La disparition d’un journaliste et d’un chercheur rappelle les menaces qui pèsent sur le « poumon » de la planète et les populations isolées qui y vivent, entre l’orpaillage, l’agriculture agressive, le narcotrafic et la vision « développementaliste » du président Bolsonaro.
Qu’est-il advenu de Dom Phillips et de Bruno Pereira ? Les deux hommes ont disparu depuis plus de dix jours dans le Vale do Javari, aux confins de l’Amazonie, près de la frontière qui sépare le Brésil du Pérou. Les proches de ce journaliste indépendant émérite attaché à la protection de l’environnement et de ce chercheur réputé, défenseur engagé des peuples indigènes, redoutent le pire. A juste titre.
Grand comme l’Autriche, le Vale do Javari est une région difficile d’accès. On y trouve la plus grande concentration de peuples isolés, sans aucun contact avec le monde extérieur. Leur nombre est estimé entre 300 à 500 personnes selon les spécialistes, autant dire qu’ils pèsent peu face à la machine destructrice qui ravage le « poumon » de la planète, dont le sort pourtant est essentiel dans la lutte contre le réchauffement climatique.

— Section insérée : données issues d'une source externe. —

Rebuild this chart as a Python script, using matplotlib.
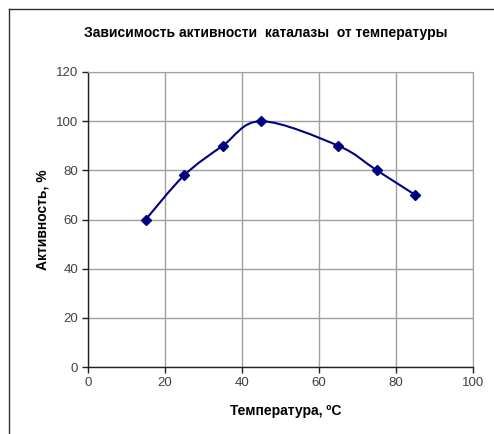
import matplotlib
matplotlib.use("Agg")
import matplotlib.pyplot as plt
from matplotlib.path import Path
from matplotlib.patches import PathPatch
from matplotlib.lines import Line2D

temperature = [15, 25, 35, 45, 65, 75, 85]
activity = [60, 78, 90, 100, 90, 80, 70]
x_ticks = [0, 20, 40, 60, 80, 100]
y_ticks = [0, 20, 40, 60, 80, 100, 120]

title = "Зависимость активности  каталазы  от температуры"
xlabel = "Температура, ºС"
ylabel = "Активность, %"

W, H = 494, 434
fig = plt.figure(figsize=(W / 100, H / 100), dpi=100)
fig.patch.set_facecolor("white")

left, right, top, bottom = 88, 473, 72, 367
ax = fig.add_axes([left / W, 1 - bottom / H, (right - left) / W, (bottom - top) / H])
ax.set_xlim(0, 100)
ax.set_ylim(0, 120)
ax.set_xticks(x_ticks)
ax.set_yticks(y_ticks)
ax.grid(True, color="#a0a0a0", linewidth=1)
ax.set_axisbelow(True)
for s in ["top", "right"]:
    ax.spines[s].set_color("#a0a0a0")
for s in ["left", "bottom"]:
    ax.spines[s].set_color("#202020")
    ax.spines[s].set_linewidth(1)
ax.tick_params(direction="out", length=4, width=1, color="#202020",
               labelsize=9.5, labelcolor="#404040", pad=3)
for lab in ax.get_xticklabels() + ax.get_yticklabels():
    lab.set_fontfamily("Liberation Sans")

# Excel-style smooth curve (Catmull-Rom -> cubic Bezier)
pts = list(zip(temperature, activity))
verts = [pts[0]]
codes = [Path.MOVETO]
n = len(pts)
for i in range(n - 1):
    p0 = pts[i - 1] if i > 0 else pts[i]
    p1 = pts[i]
    p2 = pts[i + 1]
    p3 = pts[i + 2] if i + 2 < n else pts[i + 1]
    c1 = (p1[0] + (p2[0] - p0[0]) / 6, p1[1] + (p2[1] - p0[1]) / 6)
    c2 = (p2[0] - (p3[0] - p1[0]) / 6, p2[1] - (p3[1] - p1[1]) / 6)
    verts += [c1, c2, p2]
    codes += [Path.CURVE4] * 3
ax.add_patch(PathPatch(Path(verts, codes), facecolor="none",
                       edgecolor="#000080", linewidth=1.5, zorder=3))
ax.plot(temperature, activity, linestyle="none", marker="D", markersize=5,
        color="#000080", zorder=4)

fig.text(266 / W, 1 - 33 / H, title, ha="center", va="center",
         fontsize=10, fontweight="bold", family="Liberation Sans")
fig.text(286 / W, 1 - 411 / H, xlabel, ha="center", va="center",
         fontsize=10, fontweight="bold", family="Liberation Sans")
fig.text(42 / W, 1 - (top + bottom) / 2 / H, ylabel, ha="center", va="center",
         rotation=90, fontsize=10, fontweight="bold", family="Liberation Sans")

# figure border (top and left)
fig.add_artist(Line2D([9 / W, 1], [1 - 9 / H, 1 - 9 / H], color="#303030", linewidth=1))
fig.add_artist(Line2D([9 / W, 9 / W], [0, 1 - 9 / H], color="#303030", linewidth=1))

fig.savefig("out.png", dpi=100, facecolor="white")
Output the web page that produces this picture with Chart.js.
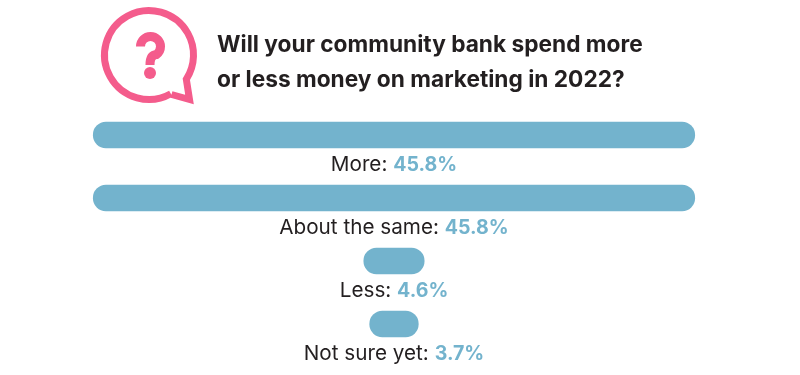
<!DOCTYPE html>
<html>
<head>
<meta charset="utf-8">
<script src="https://cdn.jsdelivr.net/npm/chart.js@4/dist/chart.umd.min.js"></script>
<style>
  html, body { margin: 0; padding: 0; background: #fff; }
  canvas { display: block; }
</style>
</head>
<body>
<canvas id="poll" width="800" height="375"></canvas>
<script>
const TITLE_LINES = ['Will your community bank spend more', 'or less money on marketing in 2022?'];
const CATEGORIES = ['More', 'About the same', 'Less', 'Not sure yet'];
const VALUES = [45.8, 45.8, 4.6, 3.7];

const BAR_COLOR = '#73b3cd';
const PINK = '#f45c8c';
const INK = '#231f20';
const FONT = 'Inter, "Noto Sans", sans-serif';

// speech bubble + question mark, top left
const iconPlugin = {
  id: 'icon',
  afterDraw(chart) {
    const ctx = chart.ctx;
    ctx.save();
    ctx.strokeStyle = PINK;
    ctx.fillStyle = PINK;
    ctx.lineWidth = 7;
    ctx.lineJoin = 'miter';
    ctx.miterLimit = 10;
    ctx.beginPath();
    ctx.arc(149, 55, 44.5, 60.6 * Math.PI / 180, 33 * Math.PI / 180);
    ctx.lineTo(189.5, 99.5);
    ctx.lineTo(171.5, 94.5);
    ctx.stroke();
    ctx.lineWidth = 9;
    ctx.lineCap = 'butt';
    ctx.beginPath();
    ctx.arc(150.5, 46.5, 10, Math.PI, 0.3 * Math.PI);
    ctx.quadraticCurveTo(150, 55, 150, 65);
    ctx.stroke();
    ctx.beginPath();
    ctx.arc(150, 73, 6, 0, Math.PI * 2);
    ctx.fill();
    ctx.restore();
  }
};

// title and the "Label: value%" line under each bar
const textPlugin = {
  id: 'texts',
  afterDraw(chart) {
    const ctx = chart.ctx;
    ctx.save();
    ctx.textBaseline = 'alphabetic';
    ctx.textAlign = 'left';
    ctx.fillStyle = INK;
    ctx.font = '700 22.7px ' + FONT;
    TITLE_LINES.forEach((line, i) => ctx.fillText(line, 217, 52 + i * 35));

    const bars = chart.getDatasetMeta(0).data;
    CATEGORIES.forEach((cat, i) => {
      const label = cat + ': ';
      const val = VALUES[i].toFixed(1) + '%';
      ctx.font = '400 20.7px ' + FONT;
      const w1 = ctx.measureText(label).width;
      ctx.font = '700 19.6px ' + FONT;
      const w2 = ctx.measureText(val).width;
      const x = bars[i].x - (bars[i].x - bars[i].base) / 2 - (w1 + w2) / 2;
      const y = bars[i].y + 36;
      ctx.font = '400 20.7px ' + FONT;
      ctx.fillStyle = INK;
      ctx.fillText(label, x, y);
      ctx.font = '700 19.6px ' + FONT;
      ctx.fillStyle = BAR_COLOR;
      ctx.fillText(val, x + w1, y);
    });
    ctx.restore();
  }
};

new Chart(document.getElementById('poll'), {
  type: 'bar',
  data: {
    labels: CATEGORIES,
    datasets: [{
      data: VALUES.map(v => [-v / 2, v / 2]),
      backgroundColor: BAR_COLOR,
      borderRadius: 13,
      borderSkipped: false,
      barThickness: 26
    }]
  },
  options: {
    indexAxis: 'y',
    responsive: false,
    animation: false,
    layout: { padding: { top: 103.5, bottom: 19.5, left: 0, right: 12 } },
    plugins: { legend: { display: false }, tooltip: { enabled: false }, title: { display: false } },
    scales: {
      x: { min: -30, max: 30, display: false },
      y: { display: false }
    }
  },
  plugins: [iconPlugin, textPlugin]
});
</script>
</body>
</html>
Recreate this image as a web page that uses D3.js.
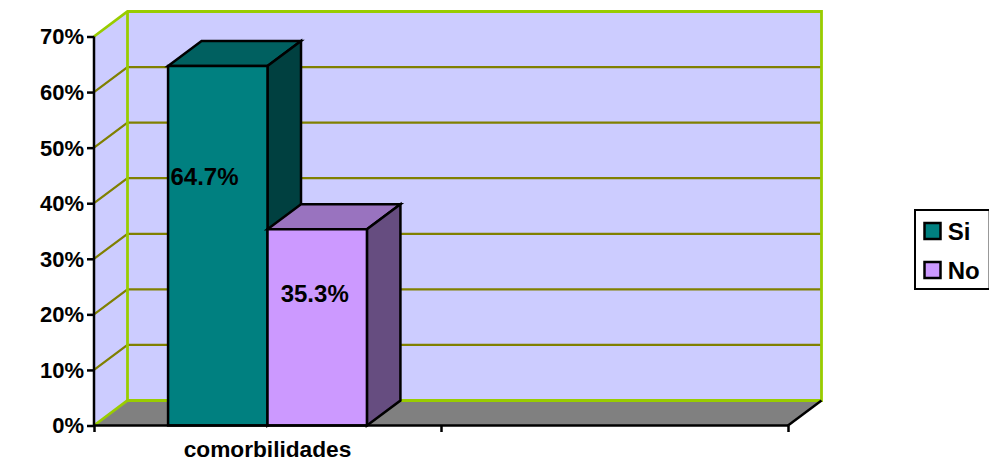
<!DOCTYPE html>
<html><head><meta charset="utf-8">
<script src="https://cdn.jsdelivr.net/npm/d3@7/dist/d3.min.js"></script>
<style>html,body{margin:0;padding:0;background:#fff}svg{display:block}text{font-family:"Liberation Sans",Arial,sans-serif;font-weight:bold;fill:#000}</style>
</head><body><svg id="c" width="989" height="462"></svg>
<script>
const categories = ["comorbilidades", " "];
const seriesNames = ["Si", "No"];
const seriesValues = [64.7, 35.3];
const valueLabels = ["64.7%", "35.3%"];
const yTicks = [0, 10, 20, 30, 40, 50, 60, 70];

const svg = d3.select("#c");
const dx = 33.5, dy = -25;
const y = d3.scaleLinear().domain([0, 70]).range([425.5, 36.5]);
const x = d3.scaleBand().domain(categories).range([94, 788]);
const xs = d3.scaleBand().domain(seriesNames).range([0, x.bandwidth()]).paddingOuter(0.745).paddingInner(0);
const front = ["#008080", "#CC99FF"], topC = ["#006060", "#9973BF"], side = ["#004040", "#664D80"];
const wallC = "#CCCCFF", floorC = "#808080", gridC = "#808000", frameC = "#99CC00";
const X0 = x.range()[0], X1 = x.range()[1], Y0 = y(0), Y1 = y(70);
const poly = (pts, fill, stroke, sw) => svg.append("path")
  .attr("d", d3.line()(pts) + "Z").attr("fill", fill).attr("stroke", stroke || "none")
  .attr("stroke-width", sw || 0).attr("stroke-linejoin", "miter");

// walls
poly([[X0, Y0], [X0 + dx, Y0 + dy], [X0 + dx, Y1 + dy], [X0, Y1]], wallC);
poly([[X0 + dx, Y0 + dy], [X1 + dx, Y0 + dy], [X1 + dx, Y1 + dy], [X0 + dx, Y1 + dy]], wallC);
poly([[X0, Y0], [X1, Y0], [X1 + dx, Y0 + dy], [X0 + dx, Y0 + dy]], floorC);

// gridlines
yTicks.filter(t => t > 0 && t < 70).forEach(t => {
  svg.append("polyline").attr("fill", "none").attr("stroke", gridC).attr("stroke-width", 2.2)
    .attr("points", [[X0, y(t)], [X0 + dx, y(t) + dy], [X1 + dx, y(t) + dy]].join(" "));
});
// frame
svg.append("polyline").attr("fill", "none").attr("stroke", frameC).attr("stroke-width", 2.8)
  .attr("points", [[X0, Y1], [X0 + dx, Y1 + dy], [X1 + dx, Y1 + dy], [X1 + dx, Y0 + dy], [X0 + dx, Y0 + dy], [X0, Y0]].join(" "));
svg.append("line").attr("stroke", frameC).attr("stroke-width", 2.8)
  .attr("x1", X0 + dx).attr("x2", X0 + dx).attr("y1", Y1 + dy).attr("y2", Y0 + dy);
svg.append("line").attr("stroke", "#000").attr("stroke-width", 2.5)
  .attr("x1", X1).attr("y1", Y0).attr("x2", X1 + dx).attr("y2", Y0 + dy);

// bars
seriesValues.forEach((v, i) => {
  const l = x(categories[0]) + xs(seriesNames[i]), r = l + xs.bandwidth(), t = y(v), b = y(0);
  poly([[l, t], [r, t], [r + dx, t + dy], [l + dx, t + dy]], topC[i], "#000", 2.5);
  poly([[r, t], [r + dx, t + dy], [r + dx, b + dy], [r, b]], side[i], "#000", 2.5);
  poly([[l, t], [r, t], [r, b], [l, b]], front[i], "#000", 2.5);
});
// value labels
seriesValues.forEach((v, i) => {
  const l = x(categories[0]) + xs(seriesNames[i]);
  svg.append("text").attr("x", l + xs.bandwidth() / 2 + (i === 0 ? -13.3 : -2.5))
    .attr("y", i === 0 ? 184.5 : 302).attr("text-anchor", "middle").attr("font-size", 24).text(valueLabels[i]);
});

// axes
const yAxis = d3.axisLeft(y).tickValues(yTicks).tickSize(7).tickPadding(3).tickFormat(d => d + "%");
const gy = svg.append("g").attr("transform", `translate(${X0},0)`).call(yAxis);
const xAxis = d3.axisBottom(d3.scalePoint().domain([0, 1, 2]).range([X0, X1])).tickSize(6.5).tickFormat("");
const gx = svg.append("g").attr("transform", `translate(0,${Y0})`).call(xAxis);
[gy, gx].forEach(g => { g.attr("font-family", null).attr("font-size", null);
  g.selectAll("path,line").attr("stroke", "#000").attr("stroke-width", 2.5);
  g.select(".domain").attr("d", g === gy ? `M0,${Y1}V${Y0}` : `M${X0},0H${X1}`); });
gy.selectAll("text").attr("font-size", 22).attr("dy", "0.34em");
svg.append("text").attr("x", x(categories[0]) + x.bandwidth() / 2).attr("y", 457)
  .attr("text-anchor", "middle").attr("font-size", 22.7).text(categories[0]);

// legend
svg.append("rect").attr("x", 915).attr("y", 210).attr("width", 74.6).attr("height", 79)
  .attr("fill", "#fff").attr("stroke", "#000").attr("stroke-width", 2);
seriesNames.forEach((n, i) => {
  const cy = 231 + i * 39;
  svg.append("rect").attr("x", 924.5).attr("y", cy - 8).attr("width", 16).attr("height", 16)
    .attr("fill", front[i]).attr("stroke", "#000").attr("stroke-width", 2.5);
  svg.append("text").attr("x", 947.7).attr("y", cy + 8.7).attr("font-size", 24).text(n);
});
</script></body></html>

En concentrant tous les maux de l’Amazonie, le Vale do Javari est devenu en effet une ligne de front. Il est menacé, comme toute cette région immense, par les chasseurs et pêcheurs illégaux, par les orpailleurs et une agriculture agressive, jusqu’aux missionnaires évangéliques décidés à convertir par tous les moyens les derniers représentants de ces peuples isolés.
Une zone de non-droit
S’y ajoute de surcroît l’ombre portée du narcotrafic. Sillonnée par des convois surarmés, la zone est devenue une plaque tournante pour la cocaïne venue du Pérou et de la Colombie, et à destination du Brésil. Cette situation critique explique pourquoi Dom Phillips et Bruno Pereira, tous les deux particulièrement chevronnés, ont pris le risque de s’y rendre : pour témoigner inlassablement de la menace qui pèse sur les derniers arpenteurs de ce paradis perdu, comme sur une biodiversité unique.
Tout porte à croire qu’ils pourraient avoir été les victimes de ce qu’est devenue l’Amazonie aujourd’hui : une zone de non-droit où prospère le crime sous toutes ses formes, environnemental et social, avec le travail forcé, la prostitution, la lèpre de la drogue et les crimes de sang. Tel est le lot quotidien, sur place, des journalistes et des défenseurs de l’environnement, ainsi que de leurs familles.
Le président du Brésil, Jair Bolsonaro, a tout d’abord réagi à ces deux disparitions avec un coupable détachement. « C’est une aventure qui n’est pas recommandée. Tout peut arriver », a-t-il déclaré, avant de se résigner, sous la pression, à mobiliser l’armée.
Déforestation et orpaillage
Le président n’est en effet pas étranger à ce qui pèse sur l’Amazonie. Il n’a jamais renié sa vision d’une région qui doit être exploitée sans merci quel qu’en soit le prix pour ses autochtones ou notre avenir climatique. « L’intérêt de l’Amazonie, ce ne sont pas les Indiens ni les putains d’arbres, mais le minerai ! », a-t-il déclaré sans fard en 2019.
Cette vision « développementaliste » est également paranoïaque. En effet, le président soupçonne en permanence les organisations non gouvernementales étrangères et les indigènes d’être les agents de grandes puissances qui souhaiteraient mettre la main sur les richesses du Brésil et empêcher son développement.